NEW YORK -- When the final horn sounded -- when the comeback was complete, when the championship was secured -- Russ Smith made a beeline for the TV camera, wagging his right index finger in front of his face.
New Yorkers like the spotlight, and Smith is no exception.
The spotlight couldn't have been brighter at Madison Square Garden this week, particularly Saturday night, as we all said goodbye to the Big East conference as we know it.
It was only fitting that two New York City kids were among the brightest stars on the stage.
Smith had scored a combined 48 points in Louisville’s quarterfinal and semifinal victories over Villanova and Notre Dame, respectively.
James Southerland had poured in 53 in the three wins that landed Syracuse in the championship game.
An undersized two-guard from Brooklyn and an oversized three-man from Queens, Smith and Southerland figured to play prominent roles in the tournament finale.
And they did.
Southerland struck first -- and made history in the process. The 6-foot-8 senior with the smooth stroke from the perimeter drained his first 3-point attempt of the game, less than three minutes in, giving Syracuse an early 6-0 lead.
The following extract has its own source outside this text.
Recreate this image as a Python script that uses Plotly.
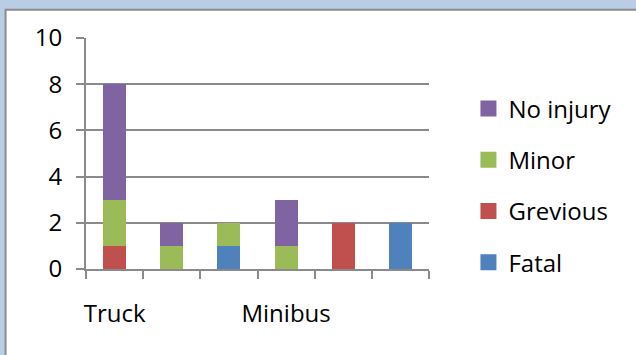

It was Southerland’s 17th 3-ball of the week, breaking the record held by former Syracuse guard and current assistant coach Gerry McNamara, as well as former Connecticut guard Albert Mouring.
Southerland hit another one from deep before halftime, and his third triple of the game gave Syracuse its largest lead, 45-29, with 15:51 remaining. He appeared to be on his way to garnering tournament MVP honors.
Seventeen seconds later, he headed to the bench with his fourth foul, and everything changed.
Smith, on the other hand, was practically invisible in the first half. The 6-foot dynamo shot 0-for-4 from the field, collecting just two points from the foul line. But you figured he’d find a way to get involved in the second half.
It didn’t take long. He connected on his first attempt after intermission, from beyond the arc. And when Louisville scored 10 consecutive points following Southerland’s fourth foul, Smith was involved as well, canning another trey.
The Cardinals eventually surged to the lead, thanks to their smothering full-court pressure. The Orange wilted, at both handling the ball and shooting free throws. The game, shockingly, turned into a rout in Louisville’s favor.
Smith, who finished with 10 points, 3 assists and 3 rebounds, was emotional after the game. He has been playing all week in honor of former high school coach, the legendary Jack Curran, who passed away days earlier at age 82.
“It’s been just a roller-coaster ride. Especially since the loss of a guy like that, it’s had a tremendous effect on me,” Smith said. “But wining this tournament cured a lot of the sadness I had, and I’m playing in his name.”
Southerland, who finished with nine points and eight rebounds, lamented what might have been.
“I just feel like we kind of made it -- we didn't make some smart plays at the end,” Southerland said. “We didn't take advantage of our lead and move the ball around like we should have.”
Louisville coach Rick Pitino was thrilled for Smith, and the rest of his team.
“I’m really excited for them that they can be part of basketball history,” Pitino said. “I’m really happy that the basketball history took place at Madison Square Garden. And I’m really excited we could do it in (Big East founder) Dave Gavitt’s memory, and now Jack Curran’s for Russ Smith. It meant a lot for Russ to play well, and he certainly did.”
This was the 34th Big East tournament, and the 31st played at Madison Square Garden. There will be a Big East, and a Big East tournament, next season -- but we all know it’ll never be quite the same.
St. John’s, the city’s team, won the first Big East tourney played at the Garden, back in 1983. But the Red Storm haven’t played in the championship game since 2000, and were eliminated from this tournament on the first full day.
Someone had to step up to represent the five boroughs.
In the end, two did the job.
The 2013 Big East tournament will be remembered for the classic Syracuse-Georgetown semifinal, and the stunning Louisville comeback in the title game.
But this New Yorker, raised on Big East basketball, will also never forget James Southerland and Russ Smith.
They might not be superstars. Far greater players have played on this stage.
But they were the final act. And they did their hometown proud.